L’opéra, déjà joué dans la même production à Montpellier, change de distribution pour quelques représentations à l’Athénée puis une tournée à travers toute la France, et accueille de jeunes artistes lyriques sélectionnés sur plusieurs centaines de candidats. Ainsi, Lorrie Garcia (Orfeo) et Michèle Bréant (Euridice) interprètent le couple principal et, après un début timide, surmontées par un orchestre pourtant mesuré, montrent progressivement toutes les nuances de leurs voix au travers des différents obstacles que leurs personnages rencontrent. L’air Orfeo tu dormi touche particulièrement par le timbre clair de Michèle Bréant. La voix puissante d’Autonoé, incarnée par la soprano Anara Khassenova, permet de révéler le courage à toute épreuve de son personnage et de faire de cette princesse une adversaire de taille pour Aristeo. La basse d’Alexandre Baldo (Esculape et Hadès) convient parfaitement à l’austère descente aux Enfers d’Orfeo. Plus marginalement, Clément Debieuvre (Erinda) brille dans deux duos. Il trouve en Guillaume Ribler, contre-ténor dont la voix de fausset fait l’étalage d’une apparente innocence cachant la véritable débauche d’Orillo, un interlocuteur de choix, sur le plan vocal comme théâtral. Ces deux personnages au jeu bondissant apportent des interludes bouffons bienvenus au milieu d’un opéra dramatique. De surcroît, la collaboration entre Aristeo (Éléonore Gagey) et Erinda, sa confidente, produit des airs de compassion intimes. La révélation de cette distribution est sans doute la mezzo-soprano Éléonore Gagey : sa voix profonde lui permet de communiquer toute l’insatisfaction et le désespoir de ce personnage ambigu. Malgré sa lâcheté, celui-ci semble faire amende honorable auprès d’Autonoe en lui donnant l’occasion de le tuer par vengeance. Son timbre chaud séduit le spectateur et le trompe dans les intentions du personnage. La tristesse, le dédain, la confusion, tout est chanté avec une poignante sincérité par la mezzo-soprano à la diction excellente, qui emmène le spectateur dans les affres de cet anti-héros.

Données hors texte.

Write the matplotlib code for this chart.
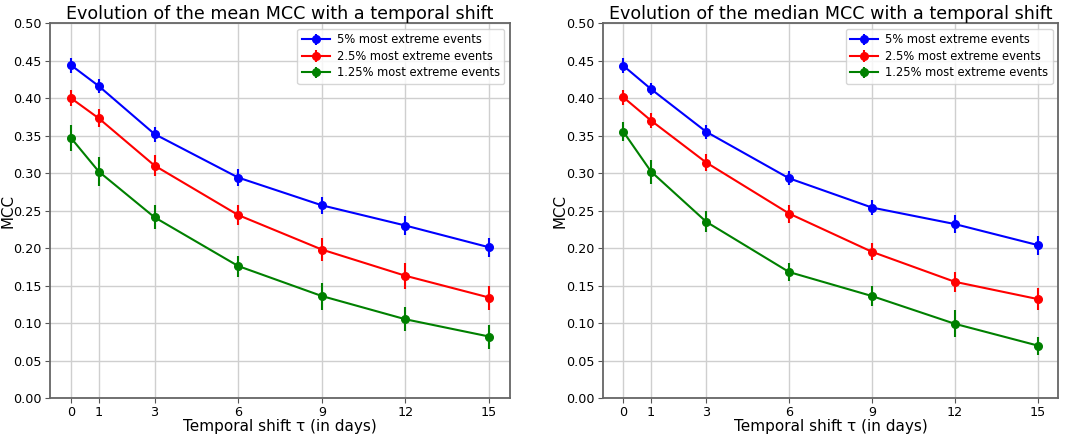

La partition de Sartorio, oscillant entre des parties parlées-chantées et de véritables airs, n’est pas révolutionnaire, contrairement au livret. Malgré quelques arias remarquables, la plupart sont rapidement oubliés après la dernière note. La direction musicale de Philippe Jaroussky, qui avait déjà enregistré un album compilant ces airs il y a quelques années, sur l’Ensemble Artaserse, permet d’accompagner sans accroc les chanteurs en ne prenant jamais le pas sur leur voix, mais sans non plus faire de l’orchestre un atout musical.
Bien éloigné de la trame standard du mythe d’Orfeo, cette production d’opéra est remarquable, tant par la mise en scène que par la distribution. Passant outre quelques défauts, le spectateur découvrira, émerveillé, un Orphée en dehors des sentiers battus.
Sartorio, Orfeo – théâtre de Poissy, Samedi 18 Janvier 2025
L’opéra Orfeo d’Antonio Sartorio est mis en scène par Benjamin Lazar, dirigé par Philippe Jaroussky. L’orchestre est l’Ensemble Artaserse.